5. Deep-Dish Pizza at Pi
The deep-dish crust is something else entirely. It is medium-thick and made, in part, with cornmeal, which imbues the texture with a faint granular quality. The exterior is crisp and a lovely, summery golden brown, while the interior has a spongy softness that absorbs the flavors of the various toppings while retaining its own individual qualities. (Pi: 6144 Delmar Boulevard; 314-727-6633. "Magnum Pi," May 29, 2008.)

4. Duck-Fat Frites at the Shaved Duck
There is no elegant way to eat these babies. Pluck a single fry from the tangle of very thinly spiral-cut spuds with fork or fingers and you'll end up with a handful. Share an order with someone else and the two of you might reenact Lady and the Tramp, munching on opposite ends of the same crisp, golden shoestring until you meet at the center of the table for a Daffy-flavored kiss. (The Shaved Duck: 2900 Virginia Avenue; 314-776-1407. "Quack Addict," July 17, 2008.)

3. Foie Gras at Araka
The foie gras' buttery richness and silky texture, here given a mild crunch by a pistachio crust, are paramount. Black-pepper honey provides both the sweet note you often want with foie gras as well as mild heat. Juicy grapefruit brightens the dish and provides a textural counterpoint, bursting in your mouth while the foie gras seems to melt. Now, I like foie gras — a lot — but only as an occasional indulgence. I never crave it. Yet in the days following my meal at Araka, that's exactly what happened: I craved foie gras. (Araka: 131 Carondelet Plaza, Clayton; 314-725-6777. "Just Ducky," January 10, 2008.)

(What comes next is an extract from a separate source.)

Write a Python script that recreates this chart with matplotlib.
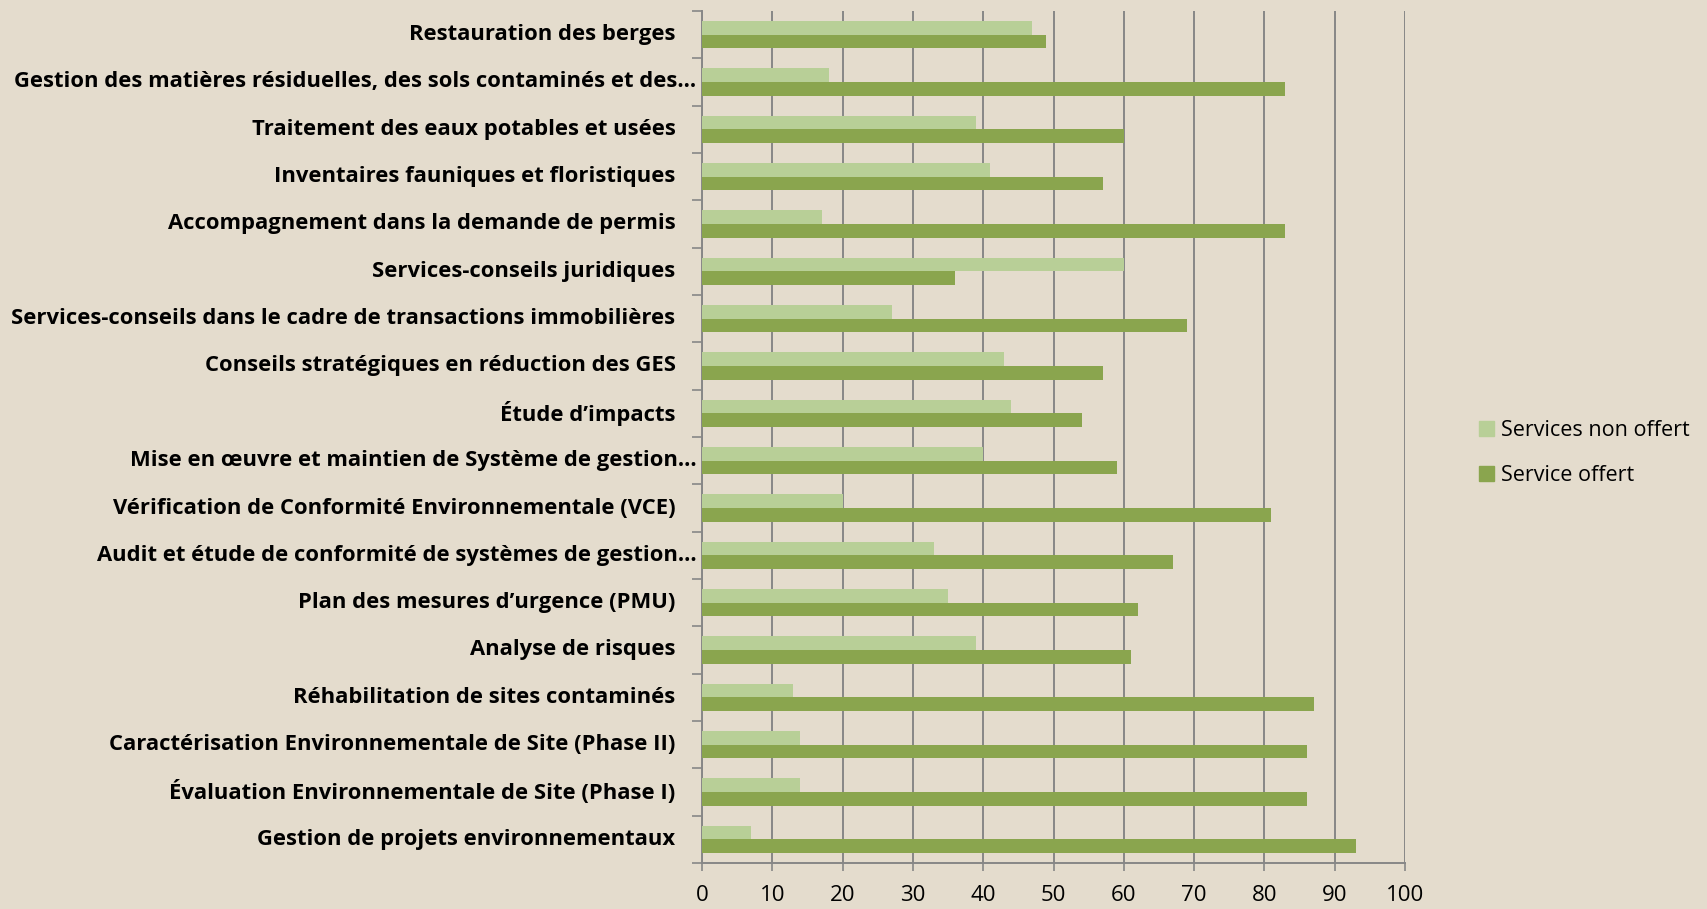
import numpy as np
import matplotlib.pyplot as plt
from matplotlib.patches import Patch

# categories listed top to bottom as in the chart
categories = [
    "Restauration des berges",
    "Gestion des matières résiduelles, des sols contaminés et des…",
    "Traitement des eaux potables et usées",
    "Inventaires fauniques et floristiques",
    "Accompagnement dans la demande de permis",
    "Services-conseils juridiques",
    "Services-conseils dans le cadre de transactions immobilières",
    "Conseils stratégiques en réduction des GES",
    "Étude d’impacts",
    "Mise en œuvre et maintien de Système de gestion…",
    "Vérification de Conformité Environnementale (VCE)",
    "Audit et étude de conformité de systèmes de gestion…",
    "Plan des mesures d’urgence (PMU)",
    "Analyse de risques",
    "Réhabilitation de sites contaminés",
    "Caractérisation Environnementale de Site (Phase II)",
    "Évaluation Environnementale de Site (Phase I)",
    "Gestion de projets environnementaux",
]
non_offert = [47, 18, 39, 41, 17, 60, 27, 43, 44, 40, 20, 33, 35, 39, 13, 14, 14, 7]
offert = [49, 83, 60, 57, 83, 36, 69, 57, 54, 59, 81, 67, 62, 61, 87, 86, 86, 93]
xticks = list(range(0, 101, 10))

bg = "#e4dccd"
light = "#b8cf97"
dark = "#8aa54e"
grid = "#878787"

plt.rcParams["font.family"] = ["Open Sans", "DejaVu Sans"]

fig = plt.figure(figsize=(17.07, 9.09), dpi=100, facecolor=bg)
ax = fig.add_axes([702 / 1707, 1 - 863 / 909, (1405 - 702) / 1707, (863 - 11) / 909])
ax.set_facecolor(bg)

n = len(categories)
y = np.arange(n)[::-1]
h = 0.29
ax.barh(y + h / 2, non_offert, height=h, color=light, zorder=3)
ax.barh(y - h / 2, offert, height=h, color=dark, zorder=3)

ax.set_xlim(0, 100)
ax.set_ylim(-0.5, n - 0.5)
ax.set_xticks(xticks)
ax.set_xticklabels([str(t) for t in xticks], fontsize=16)
ax.xaxis.grid(True, color=grid, linewidth=1.4, zorder=0)
ax.tick_params(axis="x", length=6, width=1.2, color=grid, pad=10)

# category labels; truncated ones sit closer to the axis, as in the original
ax.set_yticks([])
for yi, lab in zip(y, categories):
    off = -4 if lab.endswith("…") else -19
    ax.annotate(lab, xy=(0, yi), xycoords=("axes fraction", "data"),
                xytext=(off, 0), textcoords="offset points",
                ha="right", va="center", fontsize=15.8, fontweight="bold")
ax.set_yticks(np.arange(-0.5, n, 1.0), minor=True)
ax.tick_params(axis="y", which="minor", length=7, width=1.2, color=grid)

for s in ["top", "right"]:
    ax.spines[s].set_visible(False)
for s in ["left", "bottom"]:
    ax.spines[s].set_color(grid)
    ax.spines[s].set_linewidth(1.4)

handles = [Patch(color=light, label="Services non offert"),
           Patch(color=dark, label="Service offert")]
fig.legend(handles=handles, loc="center left",
           bbox_to_anchor=(1460 / 1707, 1 - 453 / 909), frameon=False,
           fontsize=15.5, handlelength=0.7, handleheight=0.7,
           handletextpad=0.3, labelspacing=1.1)

fig.savefig("out.png", dpi=100, facecolor=bg)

2. Pretty Much Everything at the Firefly Grill
There was so much, all of it so good, that my memory is hazy. I remember luscious foie gras paired, I think, with peaches and the verdant snap of fried green tomatoes. I remember meaty portobello mushrooms stuffed with surprisingly tender escargot, all of it swimming in a garlicky-buttery sauce so outrageously rich that we kept passing the dish around the table taking turns sopping it up with bread. There were lovely little lamb chops dressed with tzatziki sauce and meant to be eaten as lollipops. There was even crab rangoon, stuffed with actual crab, fried to an ethereal light crispness and served with a sweet chile sauce. Have you eaten elk? You can at Firefly Grill, and I recommend you do. An elk rib-eye steak, seared barely beyond blue in a cast-iron pan, is wonderful: distinctively flavored without seeming gamy, lean but not overly so, and the perfect foil for a simple side dish of sweet corn. (The Firefly Grill: 1810 Mid America Avenue, Effingham, Illinois; 217-342-2002. "The Buzz," September 18, 2008.)

1. Barbecue at Pappy's Smokehouse
Mike Emerson does barbecue the proper way: dry. Or, as the takeout menu puts it: "Sauce is on the side 'cause there's nothing to hide." The meats are smoked up to fourteen hours over apple and cherry wood. The pulled pork and the ribs are nothing short of extraordinary. I ordered the pulled pork as a sandwich, and the meat was nearly as soft as the roll on which it was served. The rib meat doesn't fall off the bone. It almost falls off the bone. This is how I like my ribs. The crisp exterior, with the brown-to-red shading of cooked bacon, yields to tender, smoky meat with that simple porky sweetness that must be one of the top five flavors in the known universe. (Pappy's Smokehouse: 3106 Olive Street; 314-535-4340. "Heat Rises," April 17, 2008.)